#### Written task:
Would you transcribe the listing that follows, character for character, and omit its images?

#### Material:
** BEGIN **

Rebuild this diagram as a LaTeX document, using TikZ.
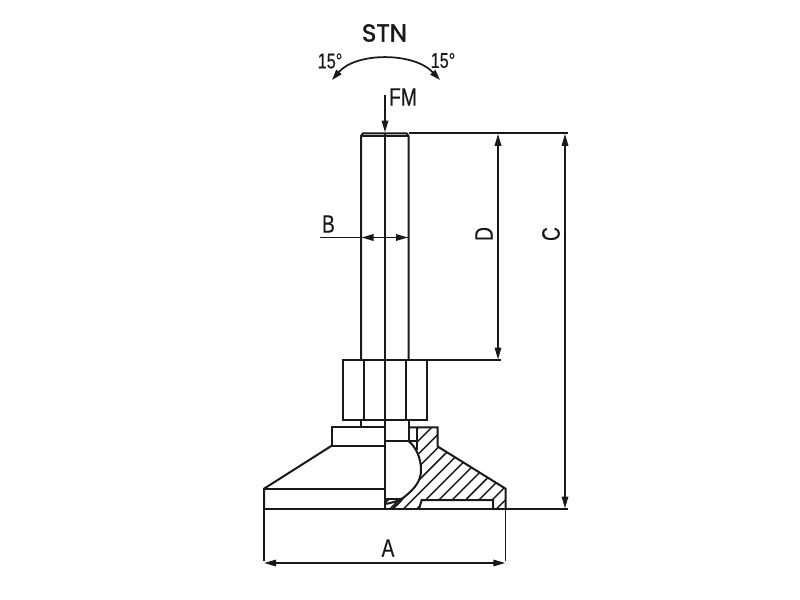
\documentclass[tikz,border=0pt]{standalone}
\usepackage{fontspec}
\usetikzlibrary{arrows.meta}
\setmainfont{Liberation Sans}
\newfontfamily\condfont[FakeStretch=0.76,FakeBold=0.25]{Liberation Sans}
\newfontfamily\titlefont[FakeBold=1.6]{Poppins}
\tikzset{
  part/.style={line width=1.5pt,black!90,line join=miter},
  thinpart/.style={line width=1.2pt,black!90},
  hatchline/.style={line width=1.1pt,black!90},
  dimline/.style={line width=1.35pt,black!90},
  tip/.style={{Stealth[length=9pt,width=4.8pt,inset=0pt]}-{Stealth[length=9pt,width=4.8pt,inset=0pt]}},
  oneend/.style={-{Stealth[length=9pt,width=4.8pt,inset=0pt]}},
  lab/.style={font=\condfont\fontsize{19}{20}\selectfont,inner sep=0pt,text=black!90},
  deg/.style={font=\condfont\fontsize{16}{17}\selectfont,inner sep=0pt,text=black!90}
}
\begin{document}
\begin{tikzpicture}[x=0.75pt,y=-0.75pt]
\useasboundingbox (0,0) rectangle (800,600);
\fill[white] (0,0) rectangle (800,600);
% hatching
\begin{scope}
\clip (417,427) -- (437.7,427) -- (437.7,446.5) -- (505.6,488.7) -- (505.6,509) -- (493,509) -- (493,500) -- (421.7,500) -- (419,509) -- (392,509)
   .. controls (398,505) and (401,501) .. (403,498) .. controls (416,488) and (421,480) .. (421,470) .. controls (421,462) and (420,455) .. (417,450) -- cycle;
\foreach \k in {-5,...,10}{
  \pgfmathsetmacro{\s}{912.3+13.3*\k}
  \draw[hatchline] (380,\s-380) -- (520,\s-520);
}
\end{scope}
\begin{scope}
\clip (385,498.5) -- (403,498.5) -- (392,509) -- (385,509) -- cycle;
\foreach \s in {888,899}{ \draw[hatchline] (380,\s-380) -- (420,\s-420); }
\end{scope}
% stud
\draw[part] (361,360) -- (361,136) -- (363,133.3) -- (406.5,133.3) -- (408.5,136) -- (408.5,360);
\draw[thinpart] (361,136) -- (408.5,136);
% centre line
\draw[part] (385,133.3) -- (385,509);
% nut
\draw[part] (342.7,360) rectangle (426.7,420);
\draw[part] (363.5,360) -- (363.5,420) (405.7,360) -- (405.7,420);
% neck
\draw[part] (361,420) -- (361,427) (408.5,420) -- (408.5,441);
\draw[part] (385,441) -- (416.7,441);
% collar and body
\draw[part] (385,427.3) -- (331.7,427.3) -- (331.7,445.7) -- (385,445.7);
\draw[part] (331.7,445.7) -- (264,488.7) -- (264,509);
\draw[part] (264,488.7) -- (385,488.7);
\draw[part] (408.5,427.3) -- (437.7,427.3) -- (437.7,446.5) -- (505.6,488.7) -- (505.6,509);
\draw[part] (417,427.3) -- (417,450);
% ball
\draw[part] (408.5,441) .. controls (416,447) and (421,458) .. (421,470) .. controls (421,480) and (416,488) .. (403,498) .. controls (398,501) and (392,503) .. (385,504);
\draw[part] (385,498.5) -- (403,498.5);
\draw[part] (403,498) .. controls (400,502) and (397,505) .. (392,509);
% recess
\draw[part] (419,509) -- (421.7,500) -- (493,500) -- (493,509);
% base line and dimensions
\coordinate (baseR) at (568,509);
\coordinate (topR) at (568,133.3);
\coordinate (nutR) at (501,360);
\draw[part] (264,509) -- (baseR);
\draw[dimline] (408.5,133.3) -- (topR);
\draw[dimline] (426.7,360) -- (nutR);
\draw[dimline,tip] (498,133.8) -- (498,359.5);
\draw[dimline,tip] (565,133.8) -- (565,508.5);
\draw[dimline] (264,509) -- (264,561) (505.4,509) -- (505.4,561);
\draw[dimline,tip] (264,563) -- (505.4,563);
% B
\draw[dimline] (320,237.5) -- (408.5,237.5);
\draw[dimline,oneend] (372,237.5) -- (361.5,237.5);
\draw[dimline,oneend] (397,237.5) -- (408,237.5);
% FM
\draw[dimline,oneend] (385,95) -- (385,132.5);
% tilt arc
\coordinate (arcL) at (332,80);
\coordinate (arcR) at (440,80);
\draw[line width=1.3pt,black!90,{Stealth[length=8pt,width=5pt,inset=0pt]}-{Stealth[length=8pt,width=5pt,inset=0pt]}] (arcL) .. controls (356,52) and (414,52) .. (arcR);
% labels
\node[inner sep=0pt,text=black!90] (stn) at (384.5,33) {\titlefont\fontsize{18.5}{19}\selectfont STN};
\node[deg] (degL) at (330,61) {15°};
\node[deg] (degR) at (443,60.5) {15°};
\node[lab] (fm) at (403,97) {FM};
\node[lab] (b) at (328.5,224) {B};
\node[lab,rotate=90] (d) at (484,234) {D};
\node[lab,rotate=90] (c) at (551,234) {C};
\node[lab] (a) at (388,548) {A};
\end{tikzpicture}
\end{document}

** END **

#### Response to this task:
Rebuild this diagram as a LaTeX document, using TikZ.
\documentclass[tikz,border=0pt]{standalone}
\usepackage{fontspec}
\usetikzlibrary{arrows.meta}
\setmainfont{Liberation Sans}
\newfontfamily\condfont[FakeStretch=0.76,FakeBold=0.25]{Liberation Sans}
\newfontfamily\titlefont[FakeBold=1.6]{Poppins}
\tikzset{
  part/.style={line width=1.5pt,black!90,line join=miter},
  thinpart/.style={line width=1.2pt,black!90},
  hatchline/.style={line width=1.1pt,black!90},
  dimline/.style={line width=1.35pt,black!90},
  tip/.style={{Stealth[length=9pt,width=4.8pt,inset=0pt]}-{Stealth[length=9pt,width=4.8pt,inset=0pt]}},
  oneend/.style={-{Stealth[length=9pt,width=4.8pt,inset=0pt]}},
  lab/.style={font=\condfont\fontsize{19}{20}\selectfont,inner sep=0pt,text=black!90},
  deg/.style={font=\condfont\fontsize{16}{17}\selectfont,inner sep=0pt,text=black!90}
}
\begin{document}
\begin{tikzpicture}[x=0.75pt,y=-0.75pt]
\useasboundingbox (0,0) rectangle (800,600);
\fill[white] (0,0) rectangle (800,600);
% hatching
\begin{scope}
\clip (417,427) -- (437.7,427) -- (437.7,446.5) -- (505.6,488.7) -- (505.6,509) -- (493,509) -- (493,500) -- (421.7,500) -- (419,509) -- (392,509)
   .. controls (398,505) and (401,501) .. (403,498) .. controls (416,488) and (421,480) .. (421,470) .. controls (421,462) and (420,455) .. (417,450) -- cycle;
\foreach \k in {-5,...,10}{
  \pgfmathsetmacro{\s}{912.3+13.3*\k}
  \draw[hatchline] (380,\s-380) -- (520,\s-520);
}
\end{scope}
\begin{scope}
\clip (385,498.5) -- (403,498.5) -- (392,509) -- (385,509) -- cycle;
\foreach \s in {888,899}{ \draw[hatchline] (380,\s-380) -- (420,\s-420); }
\end{scope}
% stud
\draw[part] (361,360) -- (361,136) -- (363,133.3) -- (406.5,133.3) -- (408.5,136) -- (408.5,360);
\draw[thinpart] (361,136) -- (408.5,136);
% centre line
\draw[part] (385,133.3) -- (385,509);
% nut
\draw[part] (342.7,360) rectangle (426.7,420);
\draw[part] (363.5,360) -- (363.5,420) (405.7,360) -- (405.7,420);
% neck
\draw[part] (361,420) -- (361,427) (408.5,420) -- (408.5,441);
\draw[part] (385,441) -- (416.7,441);
% collar and body
\draw[part] (385,427.3) -- (331.7,427.3) -- (331.7,445.7) -- (385,445.7);
\draw[part] (331.7,445.7) -- (264,488.7) -- (264,509);
\draw[part] (264,488.7) -- (385,488.7);
\draw[part] (408.5,427.3) -- (437.7,427.3) -- (437.7,446.5) -- (505.6,488.7) -- (505.6,509);
\draw[part] (417,427.3) -- (417,450);
% ball
\draw[part] (408.5,441) .. controls (416,447) and (421,458) .. (421,470) .. controls (421,480) and (416,488) .. (403,498) .. controls (398,501) and (392,503) .. (385,504);
\draw[part] (385,498.5) -- (403,498.5);
\draw[part] (403,498) .. controls (400,502) and (397,505) .. (392,509);
% recess
\draw[part] (419,509) -- (421.7,500) -- (493,500) -- (493,509);
% base line and dimensions
\coordinate (baseR) at (568,509);
\coordinate (topR) at (568,133.3);
\coordinate (nutR) at (501,360);
\draw[part] (264,509) -- (baseR);
\draw[dimline] (408.5,133.3) -- (topR);
\draw[dimline] (426.7,360) -- (nutR);
\draw[dimline,tip] (498,133.8) -- (498,359.5);
\draw[dimline,tip] (565,133.8) -- (565,508.5);
\draw[dimline] (264,509) -- (264,561) (505.4,509) -- (505.4,561);
\draw[dimline,tip] (264,563) -- (505.4,563);
% B
\draw[dimline] (320,237.5) -- (408.5,237.5);
\draw[dimline,oneend] (372,237.5) -- (361.5,237.5);
\draw[dimline,oneend] (397,237.5) -- (408,237.5);
% FM
\draw[dimline,oneend] (385,95) -- (385,132.5);
% tilt arc
\coordinate (arcL) at (332,80);
\coordinate (arcR) at (440,80);
\draw[line width=1.3pt,black!90,{Stealth[length=8pt,width=5pt,inset=0pt]}-{Stealth[length=8pt,width=5pt,inset=0pt]}] (arcL) .. controls (356,52) and (414,52) .. (arcR);
% labels
\node[inner sep=0pt,text=black!90] (stn) at (384.5,33) {\titlefont\fontsize{18.5}{19}\selectfont STN};
\node[deg] (degL) at (330,61) {15°};
\node[deg] (degR) at (443,60.5) {15°};
\node[lab] (fm) at (403,97) {FM};
\node[lab] (b) at (328.5,224) {B};
\node[lab,rotate=90] (d) at (484,234) {D};
\node[lab,rotate=90] (c) at (551,234) {C};
\node[lab] (a) at (388,548) {A};
\end{tikzpicture}
\end{document}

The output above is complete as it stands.